EXERCISE TASK: Only the lines from the start of the data through the line containing "import * as" should be written out, exactly as they are, with both ends included and the pictures left out.
## Start
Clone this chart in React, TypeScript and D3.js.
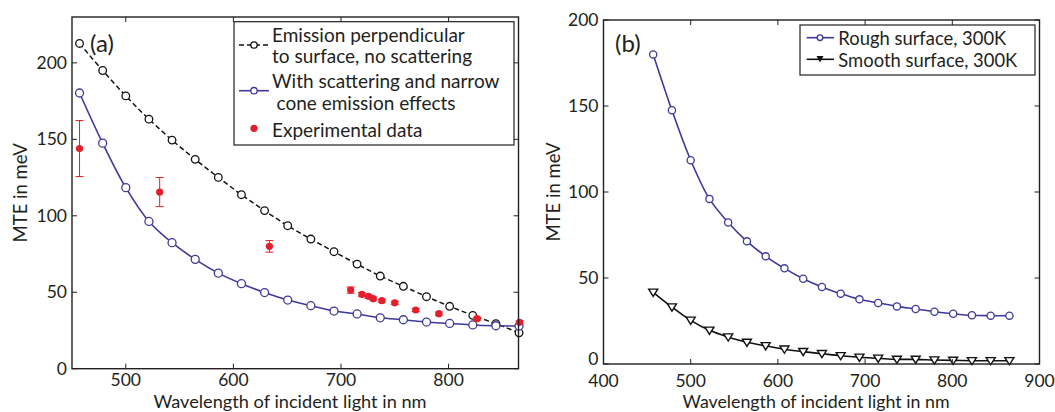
import React from "react";
import * as d3 from "d3";

const wavelengths = [457, 478.5, 500, 521.5, 543, 564.5, 586, 607.5, 629, 650.5, 672, 693.5, 715, 736.5, 758, 779.5, 801, 822.5, 844, 865.5];
const perpendicular = [212.7, 195, 178.4, 163.2, 149.5, 136.9, 125.1, 113.8, 103.4, 93.5, 84.8, 76.5, 68.4, 60.6, 53.9, 47.1, 40.8, 34.9, 29.4, 23.5];
const scattering = [180.3, 147.5, 118.4, 96.3, 82.4, 71.5, 62.5, 55.6, 49.8, 44.9, 41.2, 37.7, 35.8, 33.3, 32.0, 30.5, 29.6, 28.6, 28.1, 27.9];
const expWavelengths = [457, 531.5, 633.5, 709, 719.5, 725.5, 730, 738, 750, 769.5, 791, 826.5, 866];
const expValues = [144, 115.5, 80, 51.4, 48.6, 47.3, 45.8, 44.5, 43.1, 38.4, 36.0, 32.7, 30.3];
const expErrors = [18.3, 9.5, 3.8, 2, 1.2, 1.2, 1, 1, 1, 1, 1, 1, 1];
const rough = [180, 147.5, 118.5, 96, 82.3, 71.3, 62.6, 55.6, 49.6, 44.8, 40.9, 37.6, 35.5, 33.5, 32.0, 30.4, 29.2, 28.3, 28.1, 28.1];
const smooth = [41.7, 33.1, 25.4, 19.6, 15.7, 12.6, 10.6, 8.6, 7.2, 6.0, 4.8, 3.9, 3.3, 2.7, 2.7, 2.3, 2.1, 1.9, 1.9, 1.9];

const xTicksA = [500, 600, 700, 800];
const yTicksA = [0, 50, 100, 150, 200];
const xTicksB = [400, 500, 600, 700, 800, 900];
const yTicksB = [0, 50, 100, 150, 200];

const FONT = "Lato, 'Open Sans', sans-serif";
const TXT = "#231f20";
const BLUE = "#3d3a99";
const RED = "#e41e2b";

function Frame({ x, y, xt, yt, xLabelDy, zeroDy = 6 }: any) {
  const [x0, x1] = x.range();
  const [y0, y1] = y.range();
  const tl = 5;
  return (
    <g>
      <rect x={x0} y={y1} width={x1 - x0} height={y0 - y1} fill="none" stroke={TXT} strokeWidth={1.4} />
      {xt.map((t: number) => (
        <g key={"x" + t}>
          <line x1={x(t)} x2={x(t)} y1={y0} y2={y0 - tl} stroke={TXT} strokeWidth={1} />
          <line x1={x(t)} x2={x(t)} y1={y1} y2={y1 + tl} stroke={TXT} strokeWidth={1} />
          <text x={x(t)} y={y0 + xLabelDy} textAnchor="middle" fontSize={17.5} fill={TXT} fontFamily={FONT}>{t}</text>
        </g>
      ))}
      {yt.map((t: number) => (
        <g key={"y" + t}>
          <line x1={x0} x2={x0 + tl} y1={y(t)} y2={y(t)} stroke={TXT} strokeWidth={1} />
          <line x1={x1} x2={x1 - tl} y1={y(t)} y2={y(t)} stroke={TXT} strokeWidth={1} />
          <text x={x0 - 5} y={y(t) + (t === 0 ? zeroDy : 6)} textAnchor="end" fontSize={17.5} fill={TXT} fontFamily={FONT}>{t}</text>
        </g>
      ))}
    </g>
  );
}

function Circle({ cx, cy, color, r = 4 }: any) {
  return <circle cx={cx} cy={cy} r={r} fill="white" stroke={color} strokeWidth={1.3} />;
}

function Tri({ cx, cy, s = 4.5 }: any) {
  const p = `${cx - s},${cy - s * 0.7} ${cx + s},${cy - s * 0.7} ${cx},${cy + s * 0.9}`;
  return <polygon points={p} fill="white" stroke="#111" strokeWidth={1.4} />;
}

export default function App() {
  const xA = d3.scaleLinear().domain([450, 865]).range([72, 518.5]);
  const yA = d3.scaleLinear().domain([0, 230]).range([368.7, 17]);
  const xB = d3.scaleLinear().domain([400, 900]).range([603.5, 1039.5]);
  const yB = d3.scaleLinear().domain([0, 200]).range([364, 20]);

  const lineA = (vals: number[]) =>
    d3.line<number>().x((_, i) => xA(wavelengths[i])).y((d) => yA(d)).curve(d3.curveCatmullRom)(vals) || "";
  const lineB = (vals: number[]) =>
    d3.line<number>().x((_, i) => xB(wavelengths[i])).y((d) => yB(d)).curve(d3.curveCatmullRom)(vals) || "";

  return (
    <div style={{ position: "absolute", left: 0, top: 0 }}>
      <svg width={1055} height={412} style={{ display: "block", background: "white" }}>
        {/* Panel (a) */}
        <path d={lineA(perpendicular)} fill="none" stroke="#111" strokeWidth={1.5} strokeDasharray="5,3" />
        {perpendicular.map((v, i) => (
          <Circle key={"p" + i} cx={xA(wavelengths[i])} cy={yA(v)} color="#111" r={3.8} />
        ))}
        <path d={lineA(scattering)} fill="none" stroke={BLUE} strokeWidth={1.6} />
        {scattering.map((v, i) => (
          <Circle key={"s" + i} cx={xA(wavelengths[i])} cy={yA(v)} color={BLUE} r={4} />
        ))}
        {expValues.map((v, i) => {
          const cx = xA(expWavelengths[i]);
          const e = expErrors[i];
          return (
            <g key={"e" + i}>
              <line x1={cx} x2={cx} y1={yA(v - e)} y2={yA(v + e)} stroke={RED} strokeWidth={1} />
              <line x1={cx - 4} x2={cx + 4} y1={yA(v - e)} y2={yA(v - e)} stroke={RED} strokeWidth={1} />
              <line x1={cx - 4} x2={cx + 4} y1={yA(v + e)} y2={yA(v + e)} stroke={RED} strokeWidth={1} />
              <circle cx={cx} cy={yA(v)} r={3.6} fill={RED} />
            </g>
          );
        })}
        <Frame x={xA} y={yA} xt={xTicksA} yt={yTicksA} xLabelDy={17.3} />
        <text x={90} y={52} fontSize={24} fill={TXT} fontFamily={FONT}>(a)</text>
        <text x={290} y={407.5} textAnchor="middle" fontSize={18.2} fill={TXT} fontFamily={FONT}>Wavelength of incident light in nm</text>
        <text transform={`translate(27,${(17 + 368.7) / 2}) rotate(-90)`} textAnchor="middle" fontSize={18.5} fill={TXT} fontFamily={FONT}>MTE in meV</text>

        {/* Legend (a) */}
        <rect x={234} y={21.7} width={280} height={123.3} fill="white" stroke={TXT} strokeWidth={1.2} />
        <line x1={239} x2={269} y1={45} y2={45} stroke="#111" strokeWidth={1.5} strokeDasharray="5,3" />
        <Circle cx={254} cy={45} color="#111" r={3.2} />
        <line x1={239} x2={269} y1={90.7} y2={90.7} stroke={BLUE} strokeWidth={1.6} />
        <Circle cx={254} cy={90.7} color={BLUE} r={3.2} />
        <circle cx={254} cy={128.3} r={3.6} fill={RED} />
        <g fontSize={19} fill={TXT} fontFamily={FONT}>
          <text x={272} y={41.7}>Emission perpendicular</text>
          <text x={272} y={63.3}>to surface, no scattering</text>
          <text x={272} y={87.7}>With scattering and narrow</text>
          <text x={276.5} y={110}>cone emission effects</text>
          <text x={272} y={137.3}>Experimental data</text>
        </g>

        {/* Panel (b) */}
        <path d={lineB(rough)} fill="none" stroke={BLUE} strokeWidth={1.6} />
        {rough.map((v, i) => (
          <Circle key={"r" + i} cx={xB(wavelengths[i])} cy={yB(v)} color={BLUE} r={3.6} />
        ))}
        <path d={lineB(smooth)} fill="none" stroke="#111" strokeWidth={1.6} />
        {smooth.map((v, i) => (
          <Tri key={"t" + i} cx={xB(wavelengths[i])} cy={yB(v)} />
        ))}
        <Frame x={xB} y={yB} xt={xTicksB} yt={yTicksB} xLabelDy={22.5} zeroDy={1} />
        <text x={615} y={52} fontSize={24} fill={TXT} fontFamily={FONT}>(b)</text>
        <text x={816} y={408} textAnchor="middle" fontSize={17.8} fill={TXT} fontFamily={FONT}>Wavelength of incident light in nm</text>
        <text transform={`translate(560,${(20 + 364) / 2}) rotate(-90)`} textAnchor="middle" fontSize={18.5} fill={TXT} fontFamily={FONT}>MTE in meV</text>

        {/* Legend (b) */}
        <rect x={800} y={25} width={235} height={50} fill="white" stroke={TXT} strokeWidth={1.2} />
        <line x1={806.7} x2={834} y1={37.7} y2={37.7} stroke={BLUE} strokeWidth={1.6} />
        <Circle cx={820} cy={37.7} color={BLUE} r={2.8} />
        <line x1={806.7} x2={834} y1={59.3} y2={59.3} stroke="#111" strokeWidth={1.6} />
        <polygon points="816.5,56 823.5,56 820,62.5" fill="#111" />
        <g fontSize={18.4} fill={TXT} fontFamily={FONT}>
          <text x={838.3} y={44.5}>Rough surface, 300K</text>
          <text x={838.3} y={66.5}>Smooth surface, 300K</text>
        </g>
      </svg>
    </div>
  );
}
## End
THE SOLUTION:
Clone this chart in React, TypeScript and D3.js.
import React from "react";
import * as d3 from "d3";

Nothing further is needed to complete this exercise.